War in the Balkans: Diplomacy - Talbott flies another sortie for peace
Known for his commentary on international relations and US politics, Rupert Cornwell also contributes obituaries and occasionally even a column for the sports pages. With The Independent since its launch in 1986, he was the paper's first Moscow correspondent - covering the collapse of the Soviet Union – during which time he won two British Press Awards. Previously a foreign correspondent for the Financial Times and Reuters, he has also been a diplomatic correspondent, leader writer and columnist, and has served as Washington bureau editor. In 1983 he published God's Banker, about Roberto Calvi, the Italian banker found hanging from Blackfriars Bridge.
Wednesday 26 May 1999
Kosovo has exposed the weaknesses of Madeleine Albright as Secretary of State: her impetuosity, her lack of judgement and her over-hasty brandishing of threats. But it could yet be the hour of Talbott, her deputy. Or to give him his full name, Nelson Strobridge Talbott III, Russian expert, keen classical guitarist and close friend of President Bill Clinton.
For the past two weeks he has been shuttling around Europe like a latter- day Kissinger, from Moscow to Helsinki to Bonn, London and Paris. Today he is back to Moscow, for more of the talks that matter most, with the Russian envoy Viktor Chernomyrdin. The process may lead nowhere. But if the two men can strike a deal that satisfies Nato and Moscow and can be presented as a UN resolution to President Slobodan Milosevic, Talbott could yet go down as the man who did for Kosovo what Richard Holbrooke did for Bosnia.
His closeness to Mr Clinton goes back 30 years - proof of the President's legendary ability to draw friends from every layer of society and walk of life. Superficially they could not be more different: the disciplined and cerebral Midwesterner, put down for Yale at birth by his wealthy father, an investment banker, and the pushy, gregarious Clinton, with his louche southern background and gargantuan physical appetites.
Look more closely, however, and they are two of a kind. Both are instinctive insiders - Clinton, the indomitable net-worker within the system and Talbott, who by the end of his long stint as Time's diplomatic editor and chief of the magazine's Washington bureau seemed less a reporter on the establishment than a member of it.

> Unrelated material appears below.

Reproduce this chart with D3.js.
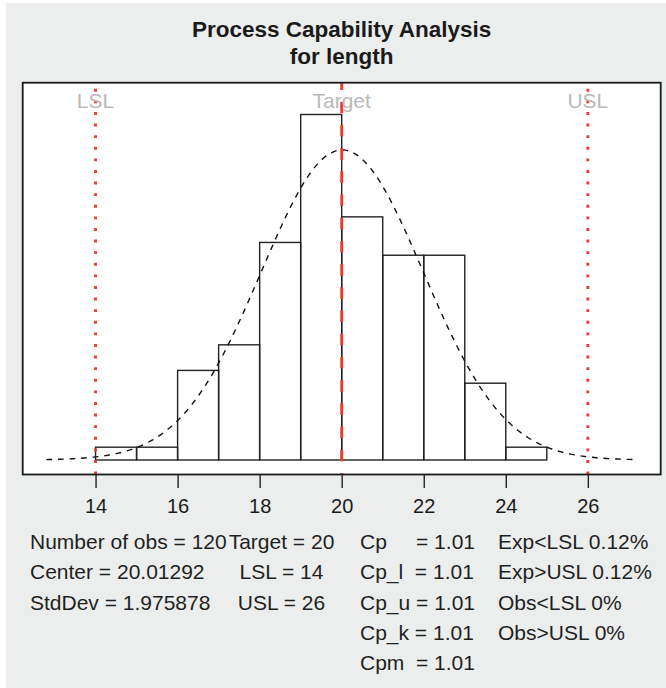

Their friendship was forged as Rhodes Scholars at Oxford, where they shared a house. No 46 Leckford Road deserves a blue plaque of its own, as the place where between 1969 and 1970 the future President agonised and wriggled over the Vietnam draft and where Talbott closeted himself away, editing the historic memoirs of the deposed Nikita Khrushchev, which had just been smuggled out of the Soviet Union.
That top-secret project had sprung directly from Talbott's work as an intern in Time's office in Moscow the previous summer. But it was a reflection of a lifelong passion for Russia, which would make him both a scholar of Russian literature and author of three seminal books on arms control. Then, in 1993, he moved to the State Department to handle relations with Russia and the other countries that sprang from the dissolved Soviet Union.
If there is criticism of Talbott the diplomat, it is that too often he allows his heart to rule his head over Russia.
His early misgivings over Nato enlargement were widely noted, as was his advocacy of US support for Boris Yeltsin, even as the Russian President's behaviour was becoming ever more erratic. Indeed, his perceived dove-like stance was said to have caused him to be banished from the court of Ms Albright, Czech-born and an incorrigible Cold War warrior, after she became Secretary of State in 1997.
No figure in the Clinton administration knows Russia better. And, as the Russians know, no senior American official has a better entree to the White House.
The question is, can even these attributes help to end a decade of Balkan wars?